# 23 y/o American filmmaker wanting to move to Cape Town



## andrewj (Nov 22, 2009)

Hopefully everyone isn't annoyed by post similar to this...

I am a 23 year old aspiring wildlife filmmaker wanting to move to South Africa. I attended the Wildlife Film Academy (based out of Cape Town) earlier this year, and fell in love with the country. I would love to live in Cape Town, and hopefully get work that would take me into the some of the national and private game parks. I made a lot of connections in the city, and feel that I would have a pretty easy time finding film work, but it would be entry level and not pay much.

My concerns are this:

Since I would start off doing entry level/intern type work, I would need to find a part time job in the city. I have retail and food service experience. Is it feasible for me to find a job such as this?

I am hoping to make the move in approximately 1 year and am hoping to have around $5,000 USD to start with. Would this be enough to get on my feet?

Any guess as to what the cost of living would be for a 23 year old single male in Cape Town?

Any advice or tips is much appreciated.

Thanks.


----------



## guojian53 (Nov 23, 2009)

*Hello Andrew*

Andrew, 

I have some experience in film: I took a year of film school at Lansing Community College, I am writing a couple screenplays, and I have acted in some films.

I also am looking forward to a move to the Western Cape. 

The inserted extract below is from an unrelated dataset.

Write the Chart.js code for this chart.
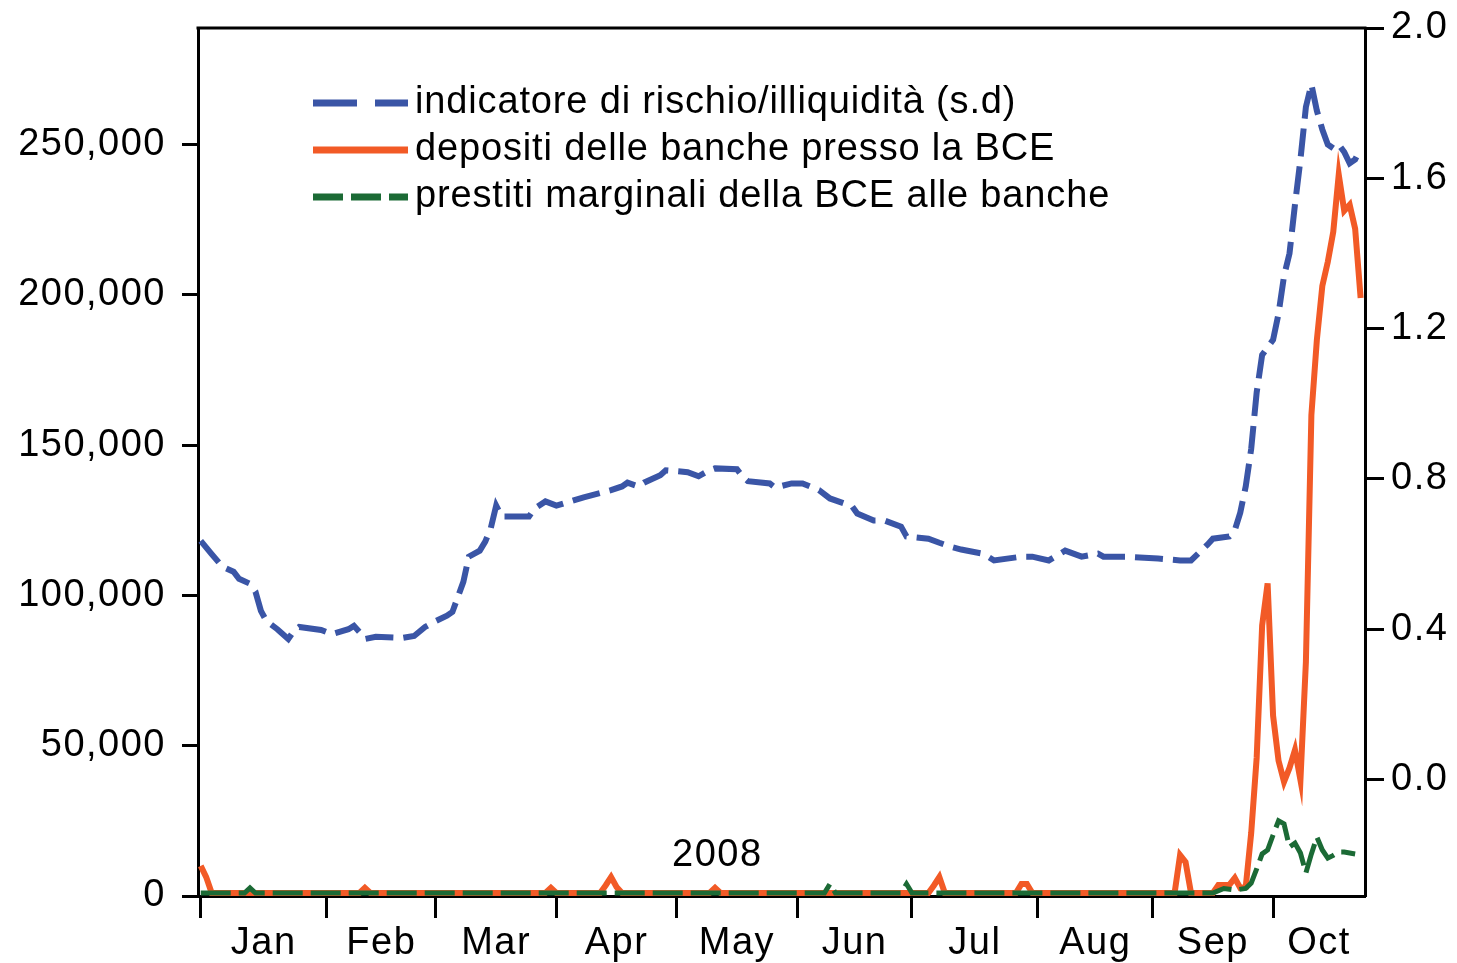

Perhaps we should keep in touch, for when we get there, and we can network.

Cheers,

Richard



andrewj said:


> Hopefully everyone isn't annoyed by post similar to this...
> 
> I am a 23 year old aspiring wildlife filmmaker wanting to move to South Africa. I attended the Wildlife Film Academy (based out of Cape Town) earlier this year, and fell in love with the country. I would love to live in Cape Town, and hopefully get work that would take me into the some of the national and private game parks. I made a lot of connections in the city, and feel that I would have a pretty easy time finding film work, but it would be entry level and not pay much.
> 
> ...


----------



## tmash (May 6, 2009)

Thats an awesome decision. Capetown is one of the best places in the world for film industries ...I think you will enjoy it.


----------